> [Stated problem]: Transcribe only part of the material below: the lines from the one containing "Write the Plotly code for this chart." through the one containing "import plotly.graph_objects as go", inclusive, exactly as written.

— START OF Records supplied —

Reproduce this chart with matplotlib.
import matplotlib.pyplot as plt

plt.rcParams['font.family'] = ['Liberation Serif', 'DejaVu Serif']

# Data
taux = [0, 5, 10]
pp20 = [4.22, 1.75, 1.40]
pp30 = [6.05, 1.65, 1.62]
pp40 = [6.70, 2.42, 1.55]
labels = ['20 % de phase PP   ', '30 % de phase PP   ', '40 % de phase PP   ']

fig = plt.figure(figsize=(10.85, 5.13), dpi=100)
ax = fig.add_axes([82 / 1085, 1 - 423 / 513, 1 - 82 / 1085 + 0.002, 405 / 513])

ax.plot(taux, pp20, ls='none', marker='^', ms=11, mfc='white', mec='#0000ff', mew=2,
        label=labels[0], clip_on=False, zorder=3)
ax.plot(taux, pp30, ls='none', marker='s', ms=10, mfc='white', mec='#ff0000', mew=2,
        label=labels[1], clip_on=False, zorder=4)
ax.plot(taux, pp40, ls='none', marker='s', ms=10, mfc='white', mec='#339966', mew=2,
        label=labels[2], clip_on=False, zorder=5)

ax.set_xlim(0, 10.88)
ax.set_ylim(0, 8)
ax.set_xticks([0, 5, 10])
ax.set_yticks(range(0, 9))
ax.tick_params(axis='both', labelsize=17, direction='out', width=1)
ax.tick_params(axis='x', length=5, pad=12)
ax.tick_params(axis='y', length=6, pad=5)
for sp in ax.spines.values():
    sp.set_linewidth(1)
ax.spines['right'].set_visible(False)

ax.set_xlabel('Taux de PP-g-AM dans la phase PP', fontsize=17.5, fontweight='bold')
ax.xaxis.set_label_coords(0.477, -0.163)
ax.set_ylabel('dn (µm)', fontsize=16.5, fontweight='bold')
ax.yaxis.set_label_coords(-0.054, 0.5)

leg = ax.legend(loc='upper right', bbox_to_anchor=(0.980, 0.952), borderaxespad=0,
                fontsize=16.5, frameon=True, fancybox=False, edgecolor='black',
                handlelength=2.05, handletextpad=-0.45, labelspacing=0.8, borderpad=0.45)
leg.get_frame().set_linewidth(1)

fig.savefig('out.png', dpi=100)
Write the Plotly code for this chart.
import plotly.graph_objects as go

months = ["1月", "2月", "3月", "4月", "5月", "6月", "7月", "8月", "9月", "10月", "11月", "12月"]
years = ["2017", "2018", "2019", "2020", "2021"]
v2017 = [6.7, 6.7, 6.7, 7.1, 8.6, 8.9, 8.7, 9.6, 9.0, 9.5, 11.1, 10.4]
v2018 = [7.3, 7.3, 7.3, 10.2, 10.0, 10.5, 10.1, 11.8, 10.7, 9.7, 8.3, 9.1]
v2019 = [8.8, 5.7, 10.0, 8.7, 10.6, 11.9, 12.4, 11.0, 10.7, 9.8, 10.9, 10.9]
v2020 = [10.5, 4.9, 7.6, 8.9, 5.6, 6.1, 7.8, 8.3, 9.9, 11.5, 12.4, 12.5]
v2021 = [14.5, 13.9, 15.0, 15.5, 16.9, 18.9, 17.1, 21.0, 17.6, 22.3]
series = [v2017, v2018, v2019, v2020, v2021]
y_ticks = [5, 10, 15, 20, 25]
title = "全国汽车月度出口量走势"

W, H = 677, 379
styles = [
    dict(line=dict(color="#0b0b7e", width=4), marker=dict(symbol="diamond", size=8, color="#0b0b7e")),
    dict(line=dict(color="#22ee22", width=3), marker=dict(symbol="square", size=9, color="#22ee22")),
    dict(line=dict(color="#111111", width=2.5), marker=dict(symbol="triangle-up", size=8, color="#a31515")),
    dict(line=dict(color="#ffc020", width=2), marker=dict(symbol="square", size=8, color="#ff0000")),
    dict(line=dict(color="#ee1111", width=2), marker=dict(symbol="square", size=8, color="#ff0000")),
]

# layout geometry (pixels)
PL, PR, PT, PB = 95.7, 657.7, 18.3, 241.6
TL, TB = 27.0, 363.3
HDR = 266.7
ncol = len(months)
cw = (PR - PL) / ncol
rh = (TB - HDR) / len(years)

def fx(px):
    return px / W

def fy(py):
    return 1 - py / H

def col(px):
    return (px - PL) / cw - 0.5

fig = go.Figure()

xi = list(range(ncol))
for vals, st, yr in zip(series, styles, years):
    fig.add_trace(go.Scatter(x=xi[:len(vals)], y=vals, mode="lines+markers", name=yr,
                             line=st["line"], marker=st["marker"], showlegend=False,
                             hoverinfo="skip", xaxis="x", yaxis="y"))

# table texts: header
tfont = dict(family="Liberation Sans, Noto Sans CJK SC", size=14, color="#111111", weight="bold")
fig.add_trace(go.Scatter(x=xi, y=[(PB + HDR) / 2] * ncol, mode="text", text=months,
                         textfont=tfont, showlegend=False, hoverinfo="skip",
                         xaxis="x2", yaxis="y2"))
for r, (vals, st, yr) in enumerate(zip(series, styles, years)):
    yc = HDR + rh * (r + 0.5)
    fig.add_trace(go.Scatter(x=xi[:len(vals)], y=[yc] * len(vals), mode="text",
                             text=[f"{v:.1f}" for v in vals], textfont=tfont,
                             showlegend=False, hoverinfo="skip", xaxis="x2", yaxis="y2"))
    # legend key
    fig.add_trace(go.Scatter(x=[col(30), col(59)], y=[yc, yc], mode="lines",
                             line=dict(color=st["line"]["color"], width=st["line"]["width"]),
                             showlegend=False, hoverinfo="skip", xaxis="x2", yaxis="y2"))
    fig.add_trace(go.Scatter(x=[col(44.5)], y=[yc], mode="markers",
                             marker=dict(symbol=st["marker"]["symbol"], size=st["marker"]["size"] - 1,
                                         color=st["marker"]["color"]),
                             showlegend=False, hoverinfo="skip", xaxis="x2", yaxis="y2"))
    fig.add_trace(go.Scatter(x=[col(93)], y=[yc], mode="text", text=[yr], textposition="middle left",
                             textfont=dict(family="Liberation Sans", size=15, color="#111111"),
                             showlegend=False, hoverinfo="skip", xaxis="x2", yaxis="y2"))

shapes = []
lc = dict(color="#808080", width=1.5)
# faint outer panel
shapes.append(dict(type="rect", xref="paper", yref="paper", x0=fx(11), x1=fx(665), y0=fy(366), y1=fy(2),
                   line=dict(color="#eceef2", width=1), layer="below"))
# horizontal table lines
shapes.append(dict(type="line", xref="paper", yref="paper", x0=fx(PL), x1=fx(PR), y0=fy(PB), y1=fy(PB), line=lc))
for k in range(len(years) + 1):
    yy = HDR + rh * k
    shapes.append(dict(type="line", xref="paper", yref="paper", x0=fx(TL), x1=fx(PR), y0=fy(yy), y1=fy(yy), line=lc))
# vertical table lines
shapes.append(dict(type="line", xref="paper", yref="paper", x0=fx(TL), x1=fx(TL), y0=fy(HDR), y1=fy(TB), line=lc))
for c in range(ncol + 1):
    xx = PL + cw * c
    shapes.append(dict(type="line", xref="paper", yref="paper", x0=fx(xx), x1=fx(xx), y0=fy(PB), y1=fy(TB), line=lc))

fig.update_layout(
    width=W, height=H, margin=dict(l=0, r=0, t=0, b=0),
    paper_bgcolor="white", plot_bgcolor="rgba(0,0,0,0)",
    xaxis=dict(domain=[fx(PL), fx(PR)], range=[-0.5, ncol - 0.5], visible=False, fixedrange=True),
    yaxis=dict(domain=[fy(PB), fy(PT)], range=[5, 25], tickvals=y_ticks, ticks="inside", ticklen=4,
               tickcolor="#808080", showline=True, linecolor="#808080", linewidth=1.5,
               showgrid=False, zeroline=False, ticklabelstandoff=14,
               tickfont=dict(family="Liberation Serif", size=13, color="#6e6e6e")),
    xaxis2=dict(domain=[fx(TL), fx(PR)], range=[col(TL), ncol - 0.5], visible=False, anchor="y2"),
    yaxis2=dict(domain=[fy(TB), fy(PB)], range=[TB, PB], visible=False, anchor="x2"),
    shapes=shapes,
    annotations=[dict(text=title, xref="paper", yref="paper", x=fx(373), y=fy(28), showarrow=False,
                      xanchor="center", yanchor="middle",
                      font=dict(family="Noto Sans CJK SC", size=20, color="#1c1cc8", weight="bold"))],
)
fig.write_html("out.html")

— END OF Records supplied —

> [Exercise solution]:
Write the Plotly code for this chart.
import plotly.graph_objects as go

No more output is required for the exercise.